[Source data]
"""
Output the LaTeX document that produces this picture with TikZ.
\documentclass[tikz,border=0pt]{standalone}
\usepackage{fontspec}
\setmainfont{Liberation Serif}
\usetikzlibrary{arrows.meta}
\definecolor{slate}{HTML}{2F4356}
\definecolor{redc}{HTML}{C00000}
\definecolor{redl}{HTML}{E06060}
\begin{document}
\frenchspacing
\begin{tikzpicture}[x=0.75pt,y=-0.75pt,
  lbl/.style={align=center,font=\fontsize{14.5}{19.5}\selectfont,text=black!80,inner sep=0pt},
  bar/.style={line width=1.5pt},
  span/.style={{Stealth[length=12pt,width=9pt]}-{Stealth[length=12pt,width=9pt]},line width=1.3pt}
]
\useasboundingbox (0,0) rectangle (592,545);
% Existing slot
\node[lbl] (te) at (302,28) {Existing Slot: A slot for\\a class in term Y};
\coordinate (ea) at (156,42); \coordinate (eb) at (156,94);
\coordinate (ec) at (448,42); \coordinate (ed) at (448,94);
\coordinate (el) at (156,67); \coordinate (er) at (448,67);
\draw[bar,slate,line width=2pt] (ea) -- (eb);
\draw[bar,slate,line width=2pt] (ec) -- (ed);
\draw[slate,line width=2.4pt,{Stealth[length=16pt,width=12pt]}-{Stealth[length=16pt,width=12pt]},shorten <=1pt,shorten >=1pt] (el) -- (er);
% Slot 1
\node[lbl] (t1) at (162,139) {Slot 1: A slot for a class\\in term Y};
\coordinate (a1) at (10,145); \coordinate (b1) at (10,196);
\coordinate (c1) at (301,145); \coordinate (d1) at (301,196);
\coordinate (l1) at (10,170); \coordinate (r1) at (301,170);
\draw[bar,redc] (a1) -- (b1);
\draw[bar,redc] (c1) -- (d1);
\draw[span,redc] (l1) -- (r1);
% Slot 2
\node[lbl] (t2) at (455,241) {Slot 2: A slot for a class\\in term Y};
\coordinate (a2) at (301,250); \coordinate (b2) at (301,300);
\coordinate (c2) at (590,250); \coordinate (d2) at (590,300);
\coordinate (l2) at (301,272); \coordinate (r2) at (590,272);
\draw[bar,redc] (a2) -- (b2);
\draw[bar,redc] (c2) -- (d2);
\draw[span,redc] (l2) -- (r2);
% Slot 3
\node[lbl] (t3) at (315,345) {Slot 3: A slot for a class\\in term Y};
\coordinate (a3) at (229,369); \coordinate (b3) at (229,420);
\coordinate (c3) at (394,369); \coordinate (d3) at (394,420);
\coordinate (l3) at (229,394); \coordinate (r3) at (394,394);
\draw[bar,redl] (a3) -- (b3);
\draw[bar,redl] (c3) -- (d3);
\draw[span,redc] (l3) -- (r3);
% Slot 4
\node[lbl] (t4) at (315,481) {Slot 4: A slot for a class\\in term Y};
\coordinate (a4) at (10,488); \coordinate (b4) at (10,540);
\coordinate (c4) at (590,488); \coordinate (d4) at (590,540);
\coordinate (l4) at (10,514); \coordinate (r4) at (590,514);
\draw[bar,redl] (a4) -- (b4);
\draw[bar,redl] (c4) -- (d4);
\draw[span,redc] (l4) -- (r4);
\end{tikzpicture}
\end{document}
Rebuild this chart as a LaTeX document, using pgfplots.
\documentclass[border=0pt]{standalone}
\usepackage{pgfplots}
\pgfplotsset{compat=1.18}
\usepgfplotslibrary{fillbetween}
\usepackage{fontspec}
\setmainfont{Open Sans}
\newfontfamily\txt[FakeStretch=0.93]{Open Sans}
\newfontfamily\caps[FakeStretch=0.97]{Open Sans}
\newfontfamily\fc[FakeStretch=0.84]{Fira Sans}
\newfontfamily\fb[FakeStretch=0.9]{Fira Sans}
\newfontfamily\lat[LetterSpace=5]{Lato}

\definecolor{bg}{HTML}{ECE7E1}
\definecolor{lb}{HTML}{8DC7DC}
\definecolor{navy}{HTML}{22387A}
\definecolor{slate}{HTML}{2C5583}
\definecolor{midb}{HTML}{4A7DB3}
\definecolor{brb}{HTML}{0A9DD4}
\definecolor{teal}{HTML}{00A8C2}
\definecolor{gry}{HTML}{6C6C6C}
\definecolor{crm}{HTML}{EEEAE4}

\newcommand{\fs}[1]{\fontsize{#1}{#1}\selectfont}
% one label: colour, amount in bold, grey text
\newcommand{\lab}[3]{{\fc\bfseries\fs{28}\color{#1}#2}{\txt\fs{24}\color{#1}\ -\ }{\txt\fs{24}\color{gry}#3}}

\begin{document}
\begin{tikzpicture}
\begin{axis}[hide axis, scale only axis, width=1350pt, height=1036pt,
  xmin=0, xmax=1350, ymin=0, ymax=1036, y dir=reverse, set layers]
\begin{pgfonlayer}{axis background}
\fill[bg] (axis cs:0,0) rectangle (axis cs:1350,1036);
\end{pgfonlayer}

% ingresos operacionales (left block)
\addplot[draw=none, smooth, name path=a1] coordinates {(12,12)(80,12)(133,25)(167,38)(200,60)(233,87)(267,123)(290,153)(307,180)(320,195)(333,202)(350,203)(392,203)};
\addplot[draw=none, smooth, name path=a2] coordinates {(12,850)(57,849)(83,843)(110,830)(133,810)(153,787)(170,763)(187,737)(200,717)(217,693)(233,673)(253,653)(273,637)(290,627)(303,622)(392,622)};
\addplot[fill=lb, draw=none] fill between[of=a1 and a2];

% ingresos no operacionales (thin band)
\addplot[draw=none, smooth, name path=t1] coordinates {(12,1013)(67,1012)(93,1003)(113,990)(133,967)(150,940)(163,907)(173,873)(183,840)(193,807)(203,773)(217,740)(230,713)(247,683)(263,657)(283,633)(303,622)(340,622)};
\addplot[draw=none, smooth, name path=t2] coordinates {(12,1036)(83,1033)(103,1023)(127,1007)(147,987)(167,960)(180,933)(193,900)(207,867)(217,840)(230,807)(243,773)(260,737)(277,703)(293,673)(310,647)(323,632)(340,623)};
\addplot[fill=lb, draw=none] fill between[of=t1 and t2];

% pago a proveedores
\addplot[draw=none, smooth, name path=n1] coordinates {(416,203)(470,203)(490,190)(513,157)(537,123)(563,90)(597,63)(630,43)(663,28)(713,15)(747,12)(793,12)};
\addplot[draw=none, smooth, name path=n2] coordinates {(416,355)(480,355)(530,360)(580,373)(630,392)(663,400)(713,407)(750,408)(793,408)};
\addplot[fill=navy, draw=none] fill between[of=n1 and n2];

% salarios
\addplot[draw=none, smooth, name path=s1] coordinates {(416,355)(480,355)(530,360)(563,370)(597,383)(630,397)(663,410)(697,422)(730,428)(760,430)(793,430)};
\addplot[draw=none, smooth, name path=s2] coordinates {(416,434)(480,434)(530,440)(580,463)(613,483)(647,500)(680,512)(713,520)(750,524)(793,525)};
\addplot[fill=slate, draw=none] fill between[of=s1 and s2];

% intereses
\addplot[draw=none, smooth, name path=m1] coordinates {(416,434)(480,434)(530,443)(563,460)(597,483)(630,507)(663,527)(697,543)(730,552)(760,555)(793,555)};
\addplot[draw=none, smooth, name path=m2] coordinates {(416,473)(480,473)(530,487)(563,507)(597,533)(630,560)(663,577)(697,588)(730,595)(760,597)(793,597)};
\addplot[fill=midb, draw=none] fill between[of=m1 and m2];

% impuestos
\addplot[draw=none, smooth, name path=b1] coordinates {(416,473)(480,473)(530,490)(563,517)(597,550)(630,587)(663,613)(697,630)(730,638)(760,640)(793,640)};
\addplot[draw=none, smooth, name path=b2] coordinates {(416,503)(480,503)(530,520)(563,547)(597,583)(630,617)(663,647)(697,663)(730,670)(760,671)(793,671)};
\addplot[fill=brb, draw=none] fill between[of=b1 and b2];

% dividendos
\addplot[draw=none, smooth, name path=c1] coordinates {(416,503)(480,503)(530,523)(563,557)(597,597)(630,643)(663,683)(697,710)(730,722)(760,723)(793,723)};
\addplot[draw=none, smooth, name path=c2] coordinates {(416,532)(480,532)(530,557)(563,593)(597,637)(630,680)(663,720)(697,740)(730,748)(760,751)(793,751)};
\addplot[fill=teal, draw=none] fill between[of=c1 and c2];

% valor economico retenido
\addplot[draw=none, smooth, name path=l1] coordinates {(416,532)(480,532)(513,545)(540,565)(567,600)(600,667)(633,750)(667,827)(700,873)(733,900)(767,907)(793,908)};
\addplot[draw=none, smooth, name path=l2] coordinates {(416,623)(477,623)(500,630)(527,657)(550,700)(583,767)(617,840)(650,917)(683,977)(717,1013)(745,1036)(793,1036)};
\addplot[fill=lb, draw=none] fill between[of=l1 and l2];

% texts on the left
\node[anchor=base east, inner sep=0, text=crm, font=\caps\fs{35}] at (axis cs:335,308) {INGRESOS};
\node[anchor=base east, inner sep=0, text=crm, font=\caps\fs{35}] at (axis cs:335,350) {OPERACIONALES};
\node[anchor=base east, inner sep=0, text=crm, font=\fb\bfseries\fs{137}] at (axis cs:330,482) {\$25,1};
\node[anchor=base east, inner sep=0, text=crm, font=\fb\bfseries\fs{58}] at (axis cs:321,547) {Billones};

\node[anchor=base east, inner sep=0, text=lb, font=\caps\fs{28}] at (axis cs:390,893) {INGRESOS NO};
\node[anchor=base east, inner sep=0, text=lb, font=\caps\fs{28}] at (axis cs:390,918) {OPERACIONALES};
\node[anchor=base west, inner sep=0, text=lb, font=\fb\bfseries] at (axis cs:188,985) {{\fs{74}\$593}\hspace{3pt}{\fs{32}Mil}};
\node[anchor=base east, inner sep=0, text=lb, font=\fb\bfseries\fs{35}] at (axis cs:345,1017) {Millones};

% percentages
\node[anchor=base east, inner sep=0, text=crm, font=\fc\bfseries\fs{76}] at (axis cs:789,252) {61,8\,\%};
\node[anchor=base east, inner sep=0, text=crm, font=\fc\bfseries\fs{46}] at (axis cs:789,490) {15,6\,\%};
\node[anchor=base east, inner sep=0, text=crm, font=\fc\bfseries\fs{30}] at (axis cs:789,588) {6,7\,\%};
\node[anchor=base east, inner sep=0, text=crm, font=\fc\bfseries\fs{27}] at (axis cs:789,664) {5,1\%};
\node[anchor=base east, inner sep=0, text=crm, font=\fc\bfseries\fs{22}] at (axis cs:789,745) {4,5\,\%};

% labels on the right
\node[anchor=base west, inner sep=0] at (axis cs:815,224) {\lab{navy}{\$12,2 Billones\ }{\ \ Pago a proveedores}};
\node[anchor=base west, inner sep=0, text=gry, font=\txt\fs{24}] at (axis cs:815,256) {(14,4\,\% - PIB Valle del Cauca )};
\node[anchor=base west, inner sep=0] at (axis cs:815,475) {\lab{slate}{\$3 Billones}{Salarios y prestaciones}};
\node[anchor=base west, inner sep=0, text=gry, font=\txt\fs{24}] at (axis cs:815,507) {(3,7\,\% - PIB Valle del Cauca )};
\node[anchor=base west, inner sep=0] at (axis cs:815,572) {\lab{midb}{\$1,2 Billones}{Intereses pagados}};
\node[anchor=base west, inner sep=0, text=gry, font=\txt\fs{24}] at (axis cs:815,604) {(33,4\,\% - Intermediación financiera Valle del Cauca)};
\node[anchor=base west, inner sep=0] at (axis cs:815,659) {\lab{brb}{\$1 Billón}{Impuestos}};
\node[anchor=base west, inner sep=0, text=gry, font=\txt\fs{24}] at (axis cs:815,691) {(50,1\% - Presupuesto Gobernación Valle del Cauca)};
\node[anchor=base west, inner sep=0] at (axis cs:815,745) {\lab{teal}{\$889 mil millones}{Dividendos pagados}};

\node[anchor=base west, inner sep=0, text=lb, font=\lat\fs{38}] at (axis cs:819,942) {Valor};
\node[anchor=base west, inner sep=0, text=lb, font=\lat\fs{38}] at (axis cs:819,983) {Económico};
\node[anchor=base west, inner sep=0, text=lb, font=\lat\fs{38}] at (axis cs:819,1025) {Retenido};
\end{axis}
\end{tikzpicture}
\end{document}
"""
[SET PROBLEM]:
Pull out all lines from the listing that contain the string "this".

[EXERCISE OUTPUT]:
Output the LaTeX document that produces this picture with TikZ.
Rebuild this chart as a LaTeX document, using pgfplots.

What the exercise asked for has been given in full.